*What to work on*
Read the records and gather each line that includes "this".

*Dataset records*

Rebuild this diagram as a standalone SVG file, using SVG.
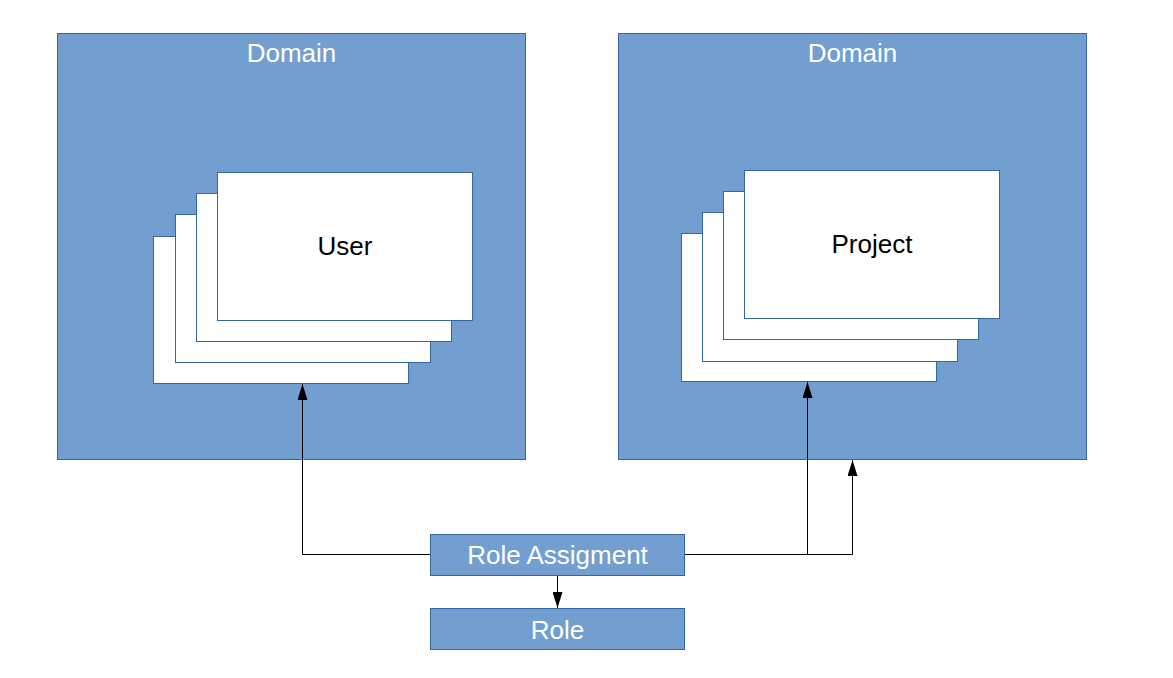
<svg xmlns="http://www.w3.org/2000/svg" width="1173" height="678" viewBox="0 0 1173 678">
<style>
.blue{fill:#729fcf;stroke:#3465a4;stroke-width:1}
.card{fill:#ffffff;stroke:#3465a4;stroke-width:1}
.wt{font-family:"Liberation Sans",Arial,sans-serif;font-size:26px;fill:#ffffff;text-anchor:middle}
.bt{font-family:"Liberation Sans",Arial,sans-serif;font-size:26px;fill:#000000;text-anchor:middle}
.conn{fill:none;stroke:#000000;stroke-width:1}
</style>
<defs>
<marker id="arr" viewBox="0 0 16 10" refX="16" refY="5" markerWidth="16" markerHeight="10" markerUnits="userSpaceOnUse" orient="auto">
<path d="M0,0 L16,5 L0,10 Z" fill="#000"/>
</marker>
</defs>
<rect width="1173" height="678" fill="#ffffff"/>
<g id="domain-left">
<rect class="blue" x="57.5" y="33.5" width="468" height="426"/>
<text class="wt" x="291.5" y="62">Domain</text>
</g>
<g id="domain-right">
<rect class="blue" x="618.5" y="33.5" width="468" height="426"/>
<text class="wt" x="852.5" y="62">Domain</text>
</g>
<g id="user-stack">
<rect class="card" x="153.5" y="236.5" width="255" height="147"/>
<rect class="card" x="175.5" y="214.5" width="255" height="148"/>
<rect class="card" x="196.5" y="193.5" width="255" height="148"/>
<rect class="card" x="217.5" y="172.5" width="255" height="148"/>
<text class="bt" x="345" y="255">User</text>
</g>
<g id="project-stack">
<rect class="card" x="681.5" y="233.5" width="255" height="148"/>
<rect class="card" x="702.5" y="212.5" width="255" height="149"/>
<rect class="card" x="723.5" y="191.5" width="255" height="148"/>
<rect class="card" x="744.5" y="170.5" width="255" height="148"/>
<text class="bt" x="872" y="253">Project</text>
</g>
<g id="role-assignment">
<rect class="blue" x="430.5" y="534.5" width="254" height="41"/>
<text class="wt" x="557.5" y="564">Role Assigment</text>
</g>
<g id="role">
<rect class="blue" x="430.5" y="608.5" width="254" height="41"/>
<text class="wt" x="557.5" y="639">Role</text>
</g>
<g id="connectors">
<path class="conn" d="M430,554.5 H302.5 V384" marker-end="url(#arr)"/>
<path class="conn" d="M685,554.5 H807.5 V382" marker-end="url(#arr)"/>
<path class="conn" d="M807.5,554.5 H852.5 V460" marker-end="url(#arr)"/>
<path class="conn" d="M557.5,576 V608" marker-end="url(#arr)"/>
</g>
</svg>
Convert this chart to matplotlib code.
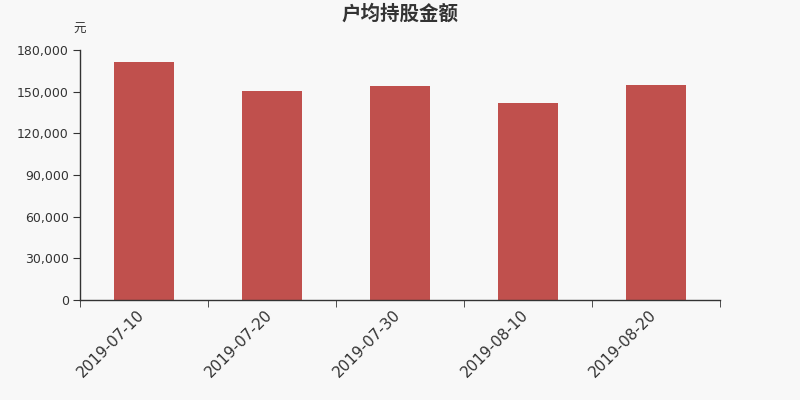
import matplotlib
matplotlib.use("Agg")
import matplotlib.pyplot as plt
from matplotlib.ticker import FuncFormatter, FixedLocator
from matplotlib.transforms import ScaledTranslation
import numpy as np

plt.rcParams['font.family'] = ['DejaVu Sans', 'Noto Sans CJK SC']

categories = ['2019-07-10', '2019-07-20', '2019-07-30', '2019-08-10', '2019-08-20']
values = [171400, 150200, 154100, 141800, 154800]
yticks = [0, 30000, 60000, 90000, 120000, 150000, 180000]

bg = '#f8f8f8'
fig = plt.figure(figsize=(8, 4), dpi=100, facecolor=bg)
ax = fig.add_axes([0.1, 0.25, 0.8, 0.625], facecolor=bg)

x = np.arange(len(categories))
ax.bar(x, values, width=0.47, color='#c0504d', zorder=2)

ax.set_xlim(-0.5, len(categories) - 0.5)
ax.set_ylim(0, 180000)
ax.set_yticks(yticks)
ax.yaxis.set_major_formatter(FuncFormatter(lambda v, p: f'{int(v):,}'))

ax.set_xticks(x)
ax.set_xticklabels(categories, rotation=45, ha='right', va='center',
                   rotation_mode='anchor', fontsize=11, color='#333333')
ax.tick_params(axis='x', which='major', length=0, pad=9)
off = ScaledTranslation(-2 / 100, 0, fig.dpi_scale_trans)
for lbl in ax.get_xticklabels():
    lbl.set_transform(lbl.get_transform() + off)
ax.xaxis.set_minor_locator(FixedLocator(np.arange(-0.5, len(categories), 1.0)))
ax.tick_params(axis='x', which='minor', length=5, color='#333333', direction='out')
ax.tick_params(axis='y', length=5, color='#333333', labelsize=9, labelcolor='#333333', pad=3)

for s in ['top', 'right']:
    ax.spines[s].set_visible(False)
for s in ['left', 'bottom']:
    ax.spines[s].set_color('#333333')
    ax.spines[s].set_linewidth(1)

fig.text(0.5, 0.966, '户均持股金额', ha='center', va='center', fontsize=14,
         fontweight='bold', color='#333333', family=['Noto Sans CJK SC', 'DejaVu Sans'])
fig.text(0.0994, 0.9275, '元', ha='center', va='center', fontsize=9, color='#333333',
         family=['Noto Sans CJK SC', 'DejaVu Sans'])

fig.savefig('out.png', dpi=100, facecolor=bg)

*Result below*
Rebuild this diagram as a standalone SVG file, using SVG.
Convert this chart to matplotlib code.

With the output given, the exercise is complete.